Removing these drivers would not be a good idea, but what would be a good idea is finding out why they (we) are involved in such a high proportion of accidents. Understand the reasons why and we will be able to move towards zero, but we will never be able to get there until we do.
Duncan MacKillop. No surprise - No accident.

Agree (15) | Disagree (3)
+12

Great idea Duncan. Obviously we need to remove the fully compliant, non-speeding, sober drivers from the roads thereby achieving a 90% reduction in road deaths overnight. The non-motoring public can then safely venture out, safe in the knowledge that the only ones left on the road are the non- compliant, speeding, never sober drivers.
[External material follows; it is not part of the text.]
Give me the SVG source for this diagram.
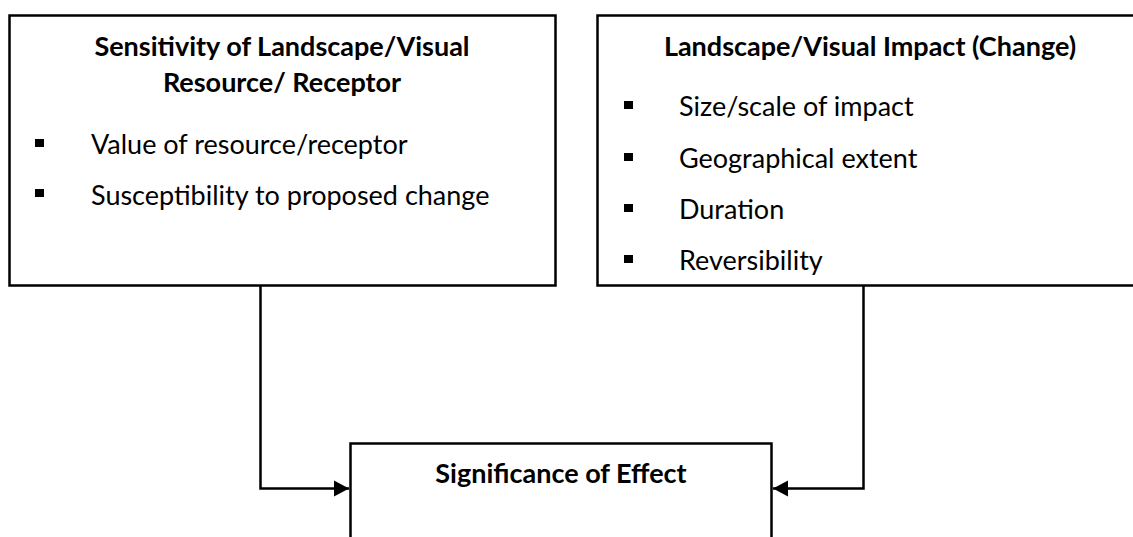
<svg xmlns="http://www.w3.org/2000/svg" width="1133" height="537" viewBox="0 0 1133 537">
<style>
.box{fill:#fff;stroke:#000;stroke-width:2.5}
.title{font-family:Lato,"Liberation Sans",sans-serif;font-weight:bold;font-size:27px;fill:#000;text-anchor:middle}
.item{font-family:Lato,"Liberation Sans",sans-serif;font-size:27px;fill:#000}
.conn{fill:none;stroke:#000;stroke-width:2.5}
.bul{fill:#000}
</style>
<defs>
<marker id="arr" markerUnits="userSpaceOnUse" markerWidth="16" markerHeight="18" refX="15" refY="9" orient="auto">
<path d="M0,1 L15,9 L0,17 Z" fill="#000"/>
</marker>
</defs>
<g id="connectors">
<path class="conn" d="M260.5,285 V488.5 H349" marker-end="url(#arr)"/>
<path class="conn" d="M863.5,285 V488.5 H773" marker-end="url(#arr)"/>
</g>
<g id="sensitivity">
<rect class="box" x="9.5" y="15.5" width="546" height="270"/>
<text class="title" x="282" y="56">Sensitivity of Landscape/Visual</text>
<text class="title" x="282" y="92">Resource/ Receptor</text>
<rect class="bul" x="35" y="139" width="9" height="8"/>
<text class="item" x="91" y="154">Value of resource/receptor</text>
<rect class="bul" x="35" y="189" width="9" height="8"/>
<text class="item" x="91" y="205">Susceptibility to proposed change</text>
</g>
<g id="impact">
<rect class="box" x="597.5" y="15.5" width="560" height="270"/>
<text class="title" x="870" y="56">Landscape/Visual Impact (Change)</text>
<rect class="bul" x="624" y="101" width="9" height="8"/>
<text class="item" x="679" y="116">Size/scale of impact</text>
<rect class="bul" x="624" y="153" width="9" height="8"/>
<text class="item" x="679" y="168">Geographical extent</text>
<rect class="bul" x="624" y="204" width="9" height="8"/>
<text class="item" x="679" y="219">Duration</text>
<rect class="bul" x="624" y="255" width="9" height="8"/>
<text class="item" x="679" y="270">Reversibility</text>
</g>
<g id="significance">
<rect class="box" x="350.5" y="443.5" width="421" height="120"/>
<text class="title" x="561" y="483">Significance of Effect</text>
</g>
</svg>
Can't see any flaws in that at all.
Hugh Jones, Cheshire

Agree (6) | Disagree (14)
-8

If vision-zero is to have any chance of success, we must start with an evidence-led approach, and that requires that all interventions are run within scientific trials. If we can prove what works and what doesn't, the knowledge gained could provide a break-through in our understanding of road safety. Then, and only then, might vision-zero become a realistic possibility.
Dave Finney, Slough

Agree (16) | Disagree (4)
+12

Of course if the desire is to reduce the road death toll to zero then something must be done about the fully compliant, non-speeding (and sober) drivers that are involved in over 90% of fatal accidents.
Duncan MacKillop. No surprise - No accident.